Si vous connaissez quelque livre où l’on puisse trouver de bons mémoires sur le commerce, je vous prie de me l’indiquer, afin que je le fasse venir de Paris. Faites-moi connaître aussi tous les livres où l’on peut trouver quelques instructions touchant l’histoire du dernier siècle et le progrès des beaux-arts ; je vous répéterai toujours cette antienne. Adieu, mon ami. Entonnezvous toujours beaucoup de vin de Champagne ? Avez-vous revu la cruelle bégueule[1], jadis et peut-être encore reine de votre cœur ? Je comptais que mon ami Falkener viendrait me voir, en passant par Calais ; mais il s’en va par l’Allemagne et par la Hongrie.

Si je n’étais pas à Cirey, je vous avoue que, dans deux mois, je serais sur la Propontide avec mon ami, plutôt que de revoir une ville où je suis si indignement traité ; mais, quand on est à Cirey, on ne le quitte point pour Constantinople ; et puis, que ferais-je sans vous ? Vale, et me ama, scribe sæpe, scribe multum.


512. — Á M. LE DUC DE RICHELIEU[2].
À Cirey, ce 30 septembre.

Vous attendez apparemment, messieurs du Rhin, que l’Italie soit nettoyée d’Allemands pour que vous fassiez enfin quelque beau mouvement de guerre, ou peut-être pour que vous publiiez la paix, à la tête de vos armées.
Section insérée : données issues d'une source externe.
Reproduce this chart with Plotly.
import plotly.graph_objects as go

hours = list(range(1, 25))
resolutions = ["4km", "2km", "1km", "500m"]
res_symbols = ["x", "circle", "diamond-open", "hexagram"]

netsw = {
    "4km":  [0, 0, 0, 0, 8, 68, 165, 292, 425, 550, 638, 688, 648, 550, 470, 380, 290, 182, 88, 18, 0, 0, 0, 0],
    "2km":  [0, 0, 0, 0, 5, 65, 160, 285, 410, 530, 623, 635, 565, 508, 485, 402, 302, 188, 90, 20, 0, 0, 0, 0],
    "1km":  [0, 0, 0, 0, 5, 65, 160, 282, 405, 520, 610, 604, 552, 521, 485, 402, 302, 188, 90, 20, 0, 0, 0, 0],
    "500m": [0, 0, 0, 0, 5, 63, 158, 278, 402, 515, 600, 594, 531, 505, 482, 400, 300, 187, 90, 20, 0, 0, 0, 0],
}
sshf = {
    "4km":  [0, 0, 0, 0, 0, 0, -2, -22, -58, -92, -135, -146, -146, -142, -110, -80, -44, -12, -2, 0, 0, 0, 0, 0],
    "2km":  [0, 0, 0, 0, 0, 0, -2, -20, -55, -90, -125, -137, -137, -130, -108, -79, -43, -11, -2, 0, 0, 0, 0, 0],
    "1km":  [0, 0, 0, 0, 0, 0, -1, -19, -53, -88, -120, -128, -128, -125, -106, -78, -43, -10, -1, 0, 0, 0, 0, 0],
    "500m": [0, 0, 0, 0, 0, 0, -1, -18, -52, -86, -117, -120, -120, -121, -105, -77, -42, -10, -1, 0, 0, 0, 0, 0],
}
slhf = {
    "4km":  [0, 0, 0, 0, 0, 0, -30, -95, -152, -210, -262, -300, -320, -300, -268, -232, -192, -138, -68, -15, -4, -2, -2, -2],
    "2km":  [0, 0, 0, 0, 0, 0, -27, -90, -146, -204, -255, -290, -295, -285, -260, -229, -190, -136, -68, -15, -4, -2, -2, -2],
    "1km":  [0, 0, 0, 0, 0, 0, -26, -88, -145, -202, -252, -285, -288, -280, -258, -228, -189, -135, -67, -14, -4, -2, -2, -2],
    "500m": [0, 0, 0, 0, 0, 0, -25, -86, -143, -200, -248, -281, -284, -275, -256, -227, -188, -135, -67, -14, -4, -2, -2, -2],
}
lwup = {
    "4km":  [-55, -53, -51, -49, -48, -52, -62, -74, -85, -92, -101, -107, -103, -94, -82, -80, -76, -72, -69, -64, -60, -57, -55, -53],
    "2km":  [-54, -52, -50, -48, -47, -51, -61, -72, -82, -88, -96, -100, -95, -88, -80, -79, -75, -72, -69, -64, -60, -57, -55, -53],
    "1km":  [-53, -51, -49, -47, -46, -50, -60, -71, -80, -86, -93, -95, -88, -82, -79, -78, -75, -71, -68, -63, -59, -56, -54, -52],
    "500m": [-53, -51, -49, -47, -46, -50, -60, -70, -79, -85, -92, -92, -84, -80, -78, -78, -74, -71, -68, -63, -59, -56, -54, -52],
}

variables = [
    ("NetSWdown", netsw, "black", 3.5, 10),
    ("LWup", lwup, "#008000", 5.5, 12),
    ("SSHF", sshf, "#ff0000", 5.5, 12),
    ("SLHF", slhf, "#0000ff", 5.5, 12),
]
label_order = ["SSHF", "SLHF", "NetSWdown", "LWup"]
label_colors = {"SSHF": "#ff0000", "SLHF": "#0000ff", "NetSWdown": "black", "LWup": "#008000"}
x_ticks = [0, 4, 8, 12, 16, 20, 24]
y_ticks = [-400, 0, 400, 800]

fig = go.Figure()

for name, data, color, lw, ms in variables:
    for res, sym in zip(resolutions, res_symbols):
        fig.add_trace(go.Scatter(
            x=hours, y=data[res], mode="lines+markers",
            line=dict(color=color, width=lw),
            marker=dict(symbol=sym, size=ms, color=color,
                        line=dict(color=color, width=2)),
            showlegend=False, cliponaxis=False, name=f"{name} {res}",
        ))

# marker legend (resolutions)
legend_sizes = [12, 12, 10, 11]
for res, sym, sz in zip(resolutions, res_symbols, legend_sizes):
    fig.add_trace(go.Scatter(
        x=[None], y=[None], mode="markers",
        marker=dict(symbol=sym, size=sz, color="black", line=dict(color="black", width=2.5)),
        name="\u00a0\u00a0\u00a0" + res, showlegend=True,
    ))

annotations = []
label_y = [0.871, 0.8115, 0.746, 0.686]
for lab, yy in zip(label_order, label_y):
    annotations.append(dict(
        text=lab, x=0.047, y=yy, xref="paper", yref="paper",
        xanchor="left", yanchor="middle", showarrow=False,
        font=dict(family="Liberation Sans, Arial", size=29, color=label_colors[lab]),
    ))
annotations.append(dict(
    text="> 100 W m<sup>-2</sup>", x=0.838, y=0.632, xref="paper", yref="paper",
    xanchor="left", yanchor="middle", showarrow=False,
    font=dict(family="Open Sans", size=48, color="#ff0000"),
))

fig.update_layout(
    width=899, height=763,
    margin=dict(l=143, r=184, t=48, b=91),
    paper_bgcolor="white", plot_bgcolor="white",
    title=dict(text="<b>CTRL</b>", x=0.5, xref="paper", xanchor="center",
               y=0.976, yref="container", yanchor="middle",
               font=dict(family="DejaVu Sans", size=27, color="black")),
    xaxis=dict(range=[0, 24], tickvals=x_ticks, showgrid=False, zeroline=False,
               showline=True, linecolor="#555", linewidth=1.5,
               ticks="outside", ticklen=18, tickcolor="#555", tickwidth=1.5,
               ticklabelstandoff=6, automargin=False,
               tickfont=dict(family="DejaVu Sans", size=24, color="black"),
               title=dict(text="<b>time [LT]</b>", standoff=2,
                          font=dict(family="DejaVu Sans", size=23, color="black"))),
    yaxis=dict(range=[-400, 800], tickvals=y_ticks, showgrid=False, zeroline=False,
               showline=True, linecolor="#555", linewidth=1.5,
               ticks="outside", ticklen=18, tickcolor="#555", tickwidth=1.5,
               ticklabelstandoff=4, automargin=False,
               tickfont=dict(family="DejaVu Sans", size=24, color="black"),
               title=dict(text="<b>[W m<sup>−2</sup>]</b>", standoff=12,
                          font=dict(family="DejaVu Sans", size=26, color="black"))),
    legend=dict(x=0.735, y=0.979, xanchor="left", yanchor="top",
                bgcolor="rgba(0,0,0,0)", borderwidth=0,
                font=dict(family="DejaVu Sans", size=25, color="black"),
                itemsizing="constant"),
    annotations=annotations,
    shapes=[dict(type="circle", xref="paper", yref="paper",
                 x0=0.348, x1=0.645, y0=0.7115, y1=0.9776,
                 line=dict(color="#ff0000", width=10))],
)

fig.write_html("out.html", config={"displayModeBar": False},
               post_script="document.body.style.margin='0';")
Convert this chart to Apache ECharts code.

Le pacifique philosophe dont vous vous moquez est cependant entre ses montagnes, faisant pénitence comme don Quichotte, et attendant sa Dulcinée. J’ai appris, dans ma solitude, que Mme de Richelieu devient tous les jours une grande philosophe, et qu’elle a berné et confondu publiquement un ignorant prédicateur de jésuite qui s’est avisé de disputer contre elle sur l’attraction et sur le vide. Vous allez, de votre côté, devenir un grand astronome, quand vous aurez le gnomon universel que Varinge[3] a promis de faire, pour la

  1. Mlle Sallé, voyez lettres 212 et 490.
  2. Louis-François Armand Vignerod du Plessis de Richelieu, né le 13 mars 1696, reçu à l’Académie française le 12 décembre 1720, plus de vingt-cinq ans avant l’auteur de la Henriade, créé maréchal de France le 11 octobre 1748, mort le 8 auguste 1788. Avant de devenir la dulcinée de Voltaire, la belle Èmilie avait été l’une de celles du duc de Richelieu. (Cl.)
  3. Voyez une note de la lettre 482.